Demonstration Sparsity and Diversity: Reliable performance with few, noisy, or multimodal demonstrations is essential for practical deployment, motivating hybrid and hierarchical policy representations.
Safe and Constrained Imitation: Safety guarantees under incomplete demonstration coverage and integration of constraint satisfaction into imitation planning are only beginning to be addressed.
Performance Measurement and Theoretical Guarantees: Beyond episode return, more nuanced metrics (e.g., Wasserstein trajectory distance, behavioral alignment scores) are needed for evaluating imitation quality and generalization.
Sample-Efficient Real-World Deployment: Reducing sample complexity to within practical limits for real robot learning, especially without simulator assistance, is an ongoing focus, as is sim-to-real transfer under dynamics mismatch.

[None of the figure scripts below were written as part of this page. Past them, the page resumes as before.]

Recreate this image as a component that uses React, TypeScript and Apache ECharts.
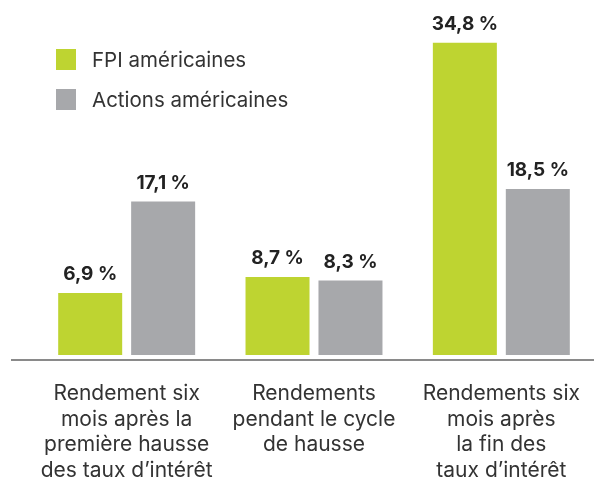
import React, { useEffect, useRef } from "react";
import * as echarts from "echarts";

const categories = [
  "Rendement six\nmois après la\npremière hausse\ndes taux d’intérêt",
  "Rendements\npendant le cycle\nde hausse",
  "Rendements six\nmois après\nla fin des\ntaux d’intérêt",
];
const seriesNames = ["FPI américaines", "Actions américaines"];
const fpiValues = [6.9, 8.7, 34.8];
const actionsValues = [17.1, 8.3, 18.5];
const colors = ["#bed431", "#a7a8ab"];

export default function App() {
  const ref = useRef<HTMLDivElement>(null);
  useEffect(() => {
    if (!ref.current) return;
    const chart = echarts.init(ref.current, undefined, { renderer: "svg" });
    const fmt = (p: any) => String(p.value).replace(".", ",") + " %";
    const labelStyle = {
      show: true,
      position: "top",
      distance: 10,
      formatter: fmt,
      fontFamily: "Inter",
      fontWeight: 700,
      fontSize: 19,
      color: "#222222",
    };
    chart.setOption({
      animation: false,
      textStyle: { fontFamily: "Inter" },
      grid: { left: 33, right: -5, top: 41, bottom: 122.5, containLabel: false },
      legend: {
        orient: "vertical",
        left: 56,
        top: 49,
        padding: 0,
        itemWidth: 20,
        itemHeight: 21,
        itemGap: 19,
        icon: "rect",
        selectedMode: false,
        textStyle: {
          fontFamily: "Inter",
          fontSize: 20.5,
          color: "#333333",
          padding: [0, 0, 0, 11],
        },
        data: seriesNames,
      },
      xAxis: {
        type: "category",
        data: categories,
        axisLine: { show: false },
        axisTick: { show: false },
        axisLabel: {
          interval: 0,
          margin: 25,
          fontFamily: "Inter",
          fontSize: 21,
          lineHeight: 25.5,
          color: "#333333",
          align: "center",
        },
      },
      yAxis: {
        type: "value",
        min: 0,
        max: 35,
        show: false,
        splitLine: { show: false },
      },
      graphic: [
        {
          type: "line",
          shape: { x1: 11, y1: 360, x2: 594, y2: 360 },
          style: { stroke: "#8a8a8a", lineWidth: 2 },
          z: 10,
        },
      ],
      series: [
        {
          name: seriesNames[0],
          type: "bar",
          data: fpiValues,
          barWidth: 64,
          barGap: "14%",
          itemStyle: { color: colors[0] },
          label: labelStyle,
        },
        {
          name: seriesNames[1],
          type: "bar",
          data: actionsValues,
          barWidth: 64,
          barGap: "14%",
          itemStyle: { color: colors[1] },
          label: labelStyle,
        },
      ],
    });
    return () => chart.dispose();
  }, []);
  return (
    <div
      ref={ref}
      style={{ position: "fixed", left: 0, top: 0, width: 595, height: 482 }}
    />
  );
}
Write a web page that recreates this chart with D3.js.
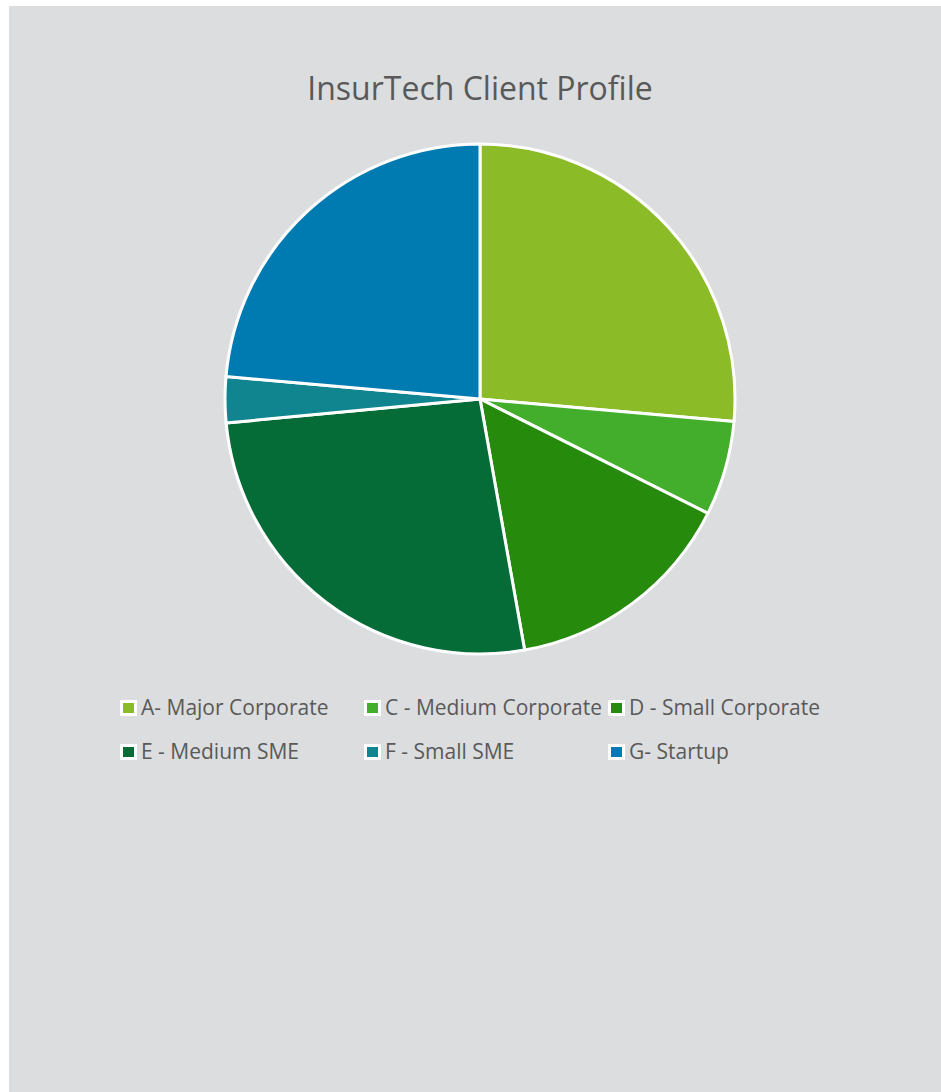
<!DOCTYPE html>
<html><head><meta charset="utf-8">
<script src="https://cdn.jsdelivr.net/npm/d3@7/dist/d3.min.js"></script>
<style>body{margin:0;background:#fff;}svg{display:block;}</style>
</head><body>
<svg id="c" width="941" height="1092"></svg>
<script>
const categories = ["A- Major Corporate","C - Medium Corporate","D - Small Corporate","E - Medium SME","F - Small SME","G- Startup"];
const values = [26.4, 6.0, 14.8, 26.3, 2.9, 23.6];
const colors = ["#8BBC28","#42AE2B","#268A0C","#056B37","#10848F","#007BB2"];
const title = "InsurTech Client Profile";

const svg = d3.select("#c");
svg.append("rect").attr("x",9).attr("y",6).attr("width",932).attr("height",1086).attr("fill","#DCDDDF");
svg.append("text").attr("x",480).attr("y",100).attr("text-anchor","middle")
  .attr("font-family","Open Sans").attr("font-size",32).attr("fill","#595959").text(title);

const cx=480, cy=399, r=255;
const pie = d3.pie().sort(null).value(d=>d);
const arc = d3.arc().innerRadius(0).outerRadius(r);
const g = svg.append("g").attr("transform",`translate(${cx},${cy})`);
g.selectAll("path").data(pie(values)).join("path")
  .attr("d",arc).attr("fill",(d,i)=>colors[i]).attr("stroke","#fff").attr("stroke-width",3).attr("stroke-linejoin","round");

const leg = svg.append("g");
categories.forEach((c,i)=>{
  const col=i%3, row=Math.floor(i/3);
  const x=120+col*244, y=708+row*44;
  leg.append("rect").attr("x",x).attr("y",y-8).attr("width",17).attr("height",16).attr("fill","#fff");
  leg.append("rect").attr("x",x+3).attr("y",y-5).attr("width",11).attr("height",10).attr("fill",colors[i]);
  leg.append("text").attr("x",x+21).attr("y",y+7).attr("font-family","Open Sans").attr("font-size",21).attr("fill","#595959").text(c);
});
</script>
</body></html>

Addressing these limitations will require further integration of model-based planning, foundation generative models, robust representation learning, and principled off-policy or offline RL optimization.

UfO is deeply interwoven with advances in offline RL, model-based planning, generative representation learning, energy-based modeling, and hierarchical control. Many algorithmic motifs—such as DICE-based divergence optimization, goal-conditioned imitation, and self-supervised skill acquisition—are being adapted between these communities (Burnwal et al., 20 Sep 2025, Torabi et al., 2019).

Future research directions include:

Foundation models for universal imitation from large, diverse state-only datasets,
Planning-based frameworks incorporating learned constraints and diverse expert behaviors,
More interpretable and stable energy- or divergence-based imitation objectives,
Advanced metrics and benchmarking for imitation quality, robustness, and safety,
Transfer and adaptation across differing environments, morphologies, or multi-agent scenarios.

The field continues to move towards enabling truly general-purpose, robust, and data-efficient policy learning from rich, imperfect observations, without reliance on reward engineering or expert action access.